The Nikkei 225 Stock Average climbed 1,034.46, or 13 percent, to 9,310.89 as of 9:53 a.m. in Tokyo, set for the biggest advance since Oct. 2, 1990. The broader Topix index rose 102.18, or 12 percent, to 943.04. Last week, the Nikkei tumbled 24 percent and the Topix fell 20 percent, both the biggest weekly drops on record.

Governments across the globe stepped up measures to support banks after global stock markets lost $7 trillion of their value last week, driving the MSCI World Index down by 20 percent.

The Bush administration will announce a plan that includes spending about half of a total of $250 billion for stakes in nine banks including Citigroup Inc., Goldman Sachs Group Inc. and Morgan Stanley, said the people.

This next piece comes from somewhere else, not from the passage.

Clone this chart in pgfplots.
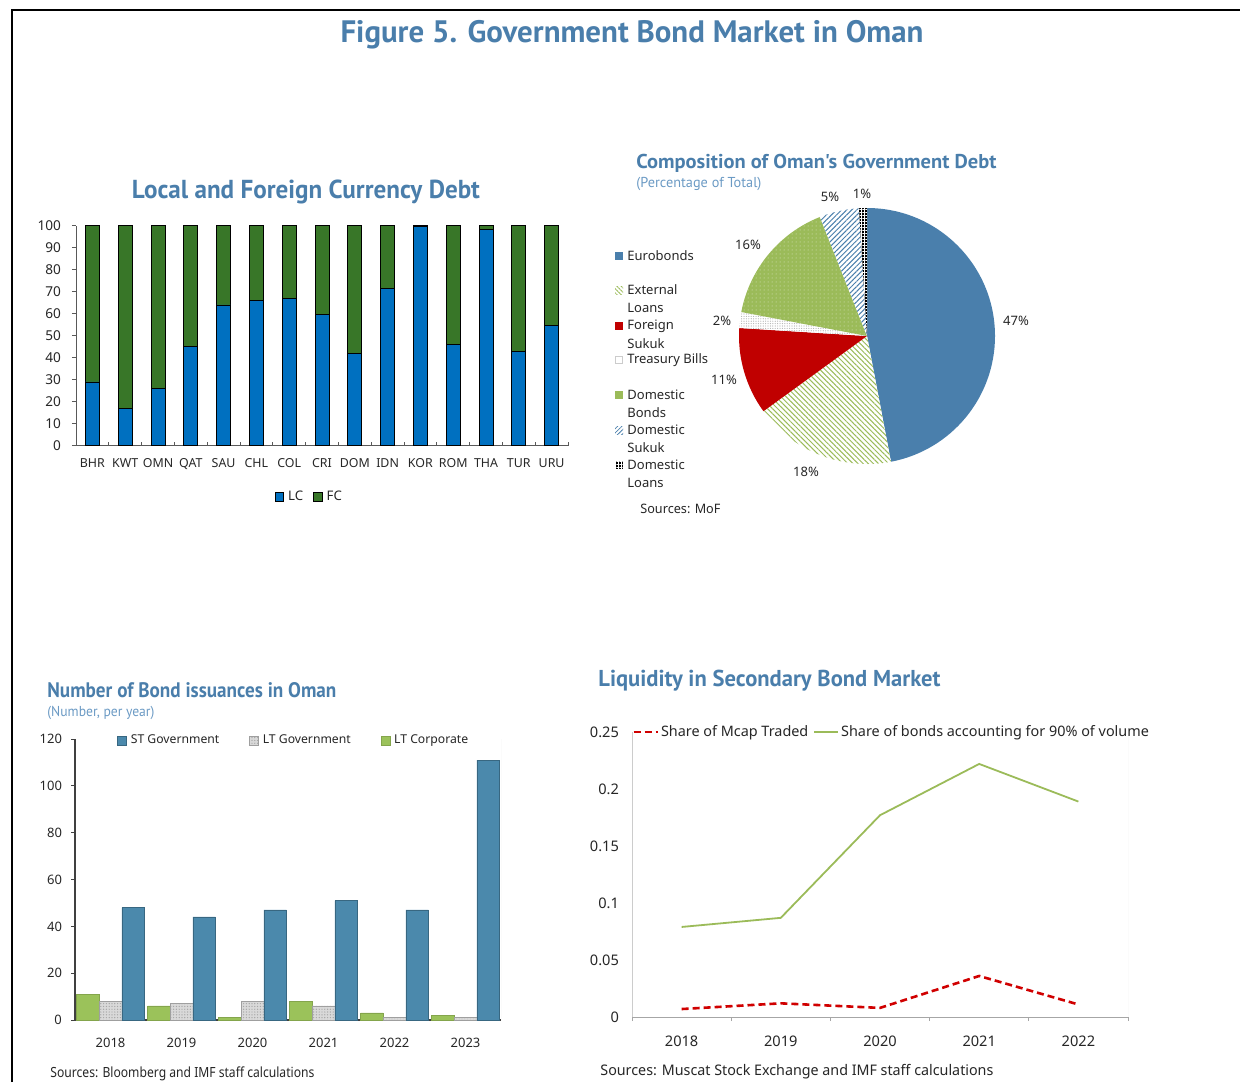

France, Germany, Spain, the Netherlands and Austria have committed $1.8 trillion to guarantee bank loans and take stakes in lenders. The U.K. agreed to invest 37 billion pounds ($64 billion) in banks including Royal Bank of Scotland Group Plc.

Sumitomo Trust jumped 12 percent, the most since Sept. 19, to 656. Mitsubishi UFJ, Mizuho Financial Group Inc. and Sumitomo Mitsui Financial Group Inc., Japan's three biggest listed banks, weren't traded because orders to buy outnumbered those to sell. Only 30 stocks on the Nikkei 225 were traded.

The Osaka Securities Exchange, Japan's main derivatives market, halted trading in Nikkei 225 Stock Average futures for 15 minutes until 9:25 a.m. after the stock-market rally triggered circuit breakers.